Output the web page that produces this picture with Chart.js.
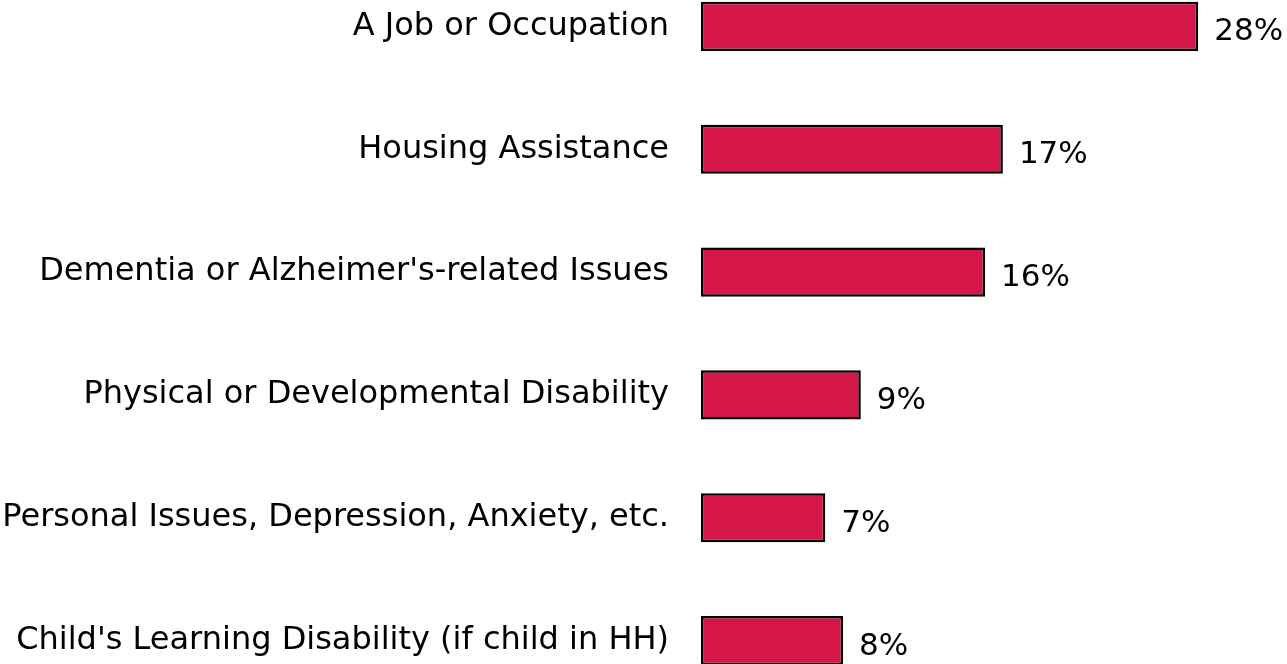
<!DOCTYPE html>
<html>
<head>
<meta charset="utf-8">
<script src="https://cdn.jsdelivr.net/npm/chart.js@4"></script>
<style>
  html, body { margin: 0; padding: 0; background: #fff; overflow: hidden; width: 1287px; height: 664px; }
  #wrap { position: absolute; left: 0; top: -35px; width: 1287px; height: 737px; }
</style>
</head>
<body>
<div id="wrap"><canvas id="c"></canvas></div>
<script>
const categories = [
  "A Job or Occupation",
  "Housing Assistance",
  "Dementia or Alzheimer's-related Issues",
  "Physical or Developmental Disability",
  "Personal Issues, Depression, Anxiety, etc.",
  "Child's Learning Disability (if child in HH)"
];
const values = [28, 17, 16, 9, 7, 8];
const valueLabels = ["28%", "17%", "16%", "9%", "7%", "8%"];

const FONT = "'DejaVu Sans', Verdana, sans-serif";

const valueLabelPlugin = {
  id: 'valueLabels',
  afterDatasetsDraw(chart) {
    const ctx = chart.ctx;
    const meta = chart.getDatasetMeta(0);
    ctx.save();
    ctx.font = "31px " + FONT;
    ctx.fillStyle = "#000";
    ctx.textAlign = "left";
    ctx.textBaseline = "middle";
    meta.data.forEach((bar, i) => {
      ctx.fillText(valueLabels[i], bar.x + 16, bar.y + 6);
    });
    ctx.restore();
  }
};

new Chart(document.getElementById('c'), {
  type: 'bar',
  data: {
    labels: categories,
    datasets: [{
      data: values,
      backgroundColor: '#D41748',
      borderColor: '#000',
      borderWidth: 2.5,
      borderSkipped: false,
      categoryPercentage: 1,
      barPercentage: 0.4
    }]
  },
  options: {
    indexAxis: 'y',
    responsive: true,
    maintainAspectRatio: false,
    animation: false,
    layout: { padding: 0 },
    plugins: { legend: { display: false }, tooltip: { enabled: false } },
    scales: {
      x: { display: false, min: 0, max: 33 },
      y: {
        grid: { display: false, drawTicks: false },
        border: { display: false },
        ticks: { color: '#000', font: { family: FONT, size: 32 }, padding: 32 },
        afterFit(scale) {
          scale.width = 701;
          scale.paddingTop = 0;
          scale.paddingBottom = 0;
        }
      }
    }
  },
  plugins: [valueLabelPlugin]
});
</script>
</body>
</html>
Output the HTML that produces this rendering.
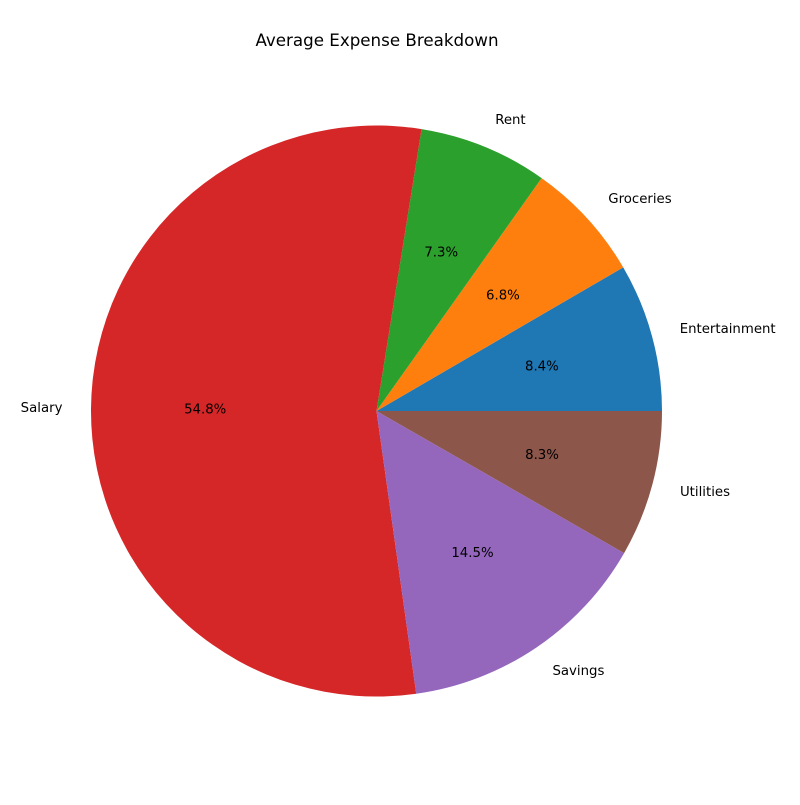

_ _ _ _

Your task is to return the entries above exactly, with no pictures.

Output the web page that produces this picture with Chart.js.
<!DOCTYPE html>
<html>
<head>
<meta charset="utf-8">
<script src="https://cdn.jsdelivr.net/npm/chart.js@4"></script>
<style>
  html, body { margin: 0; padding: 0; background: #fff; overflow: hidden; width: 1287px; height: 664px; }
  #wrap { position: absolute; left: 0; top: -35px; width: 1287px; height: 737px; }
</style>
</head>
<body>
<div id="wrap"><canvas id="c"></canvas></div>
<script>
const categories = [
  "A Job or Occupation",
  "Housing Assistance",
  "Dementia or Alzheimer's-related Issues",
  "Physical or Developmental Disability",
  "Personal Issues, Depression, Anxiety, etc.",
  "Child's Learning Disability (if child in HH)"
];
const values = [28, 17, 16, 9, 7, 8];
const valueLabels = ["28%", "17%", "16%", "9%", "7%", "8%"];

const FONT = "'DejaVu Sans', Verdana, sans-serif";

const valueLabelPlugin = {
  id: 'valueLabels',
  afterDatasetsDraw(chart) {
    const ctx = chart.ctx;
    const meta = chart.getDatasetMeta(0);
    ctx.save();
    ctx.font = "31px " + FONT;
    ctx.fillStyle = "#000";
    ctx.textAlign = "left";
    ctx.textBaseline = "middle";
    meta.data.forEach((bar, i) => {
      ctx.fillText(valueLabels[i], bar.x + 16, bar.y + 6);
    });
    ctx.restore();
  }
};

new Chart(document.getElementById('c'), {
  type: 'bar',
  data: {
    labels: categories,
    datasets: [{
      data: values,
      backgroundColor: '#D41748',
      borderColor: '#000',
      borderWidth: 2.5,
      borderSkipped: false,
      categoryPercentage: 1,
      barPercentage: 0.4
    }]
  },
  options: {
    indexAxis: 'y',
    responsive: true,
    maintainAspectRatio: false,
    animation: false,
    layout: { padding: 0 },
    plugins: { legend: { display: false }, tooltip: { enabled: false } },
    scales: {
      x: { display: false, min: 0, max: 33 },
      y: {
        grid: { display: false, drawTicks: false },
        border: { display: false },
        ticks: { color: '#000', font: { family: FONT, size: 32 }, padding: 32 },
        afterFit(scale) {
          scale.width = 701;
          scale.paddingTop = 0;
          scale.paddingBottom = 0;
        }
      }
    }
  },
  plugins: [valueLabelPlugin]
});
</script>
</body>
</html>
Output the HTML that produces this rendering.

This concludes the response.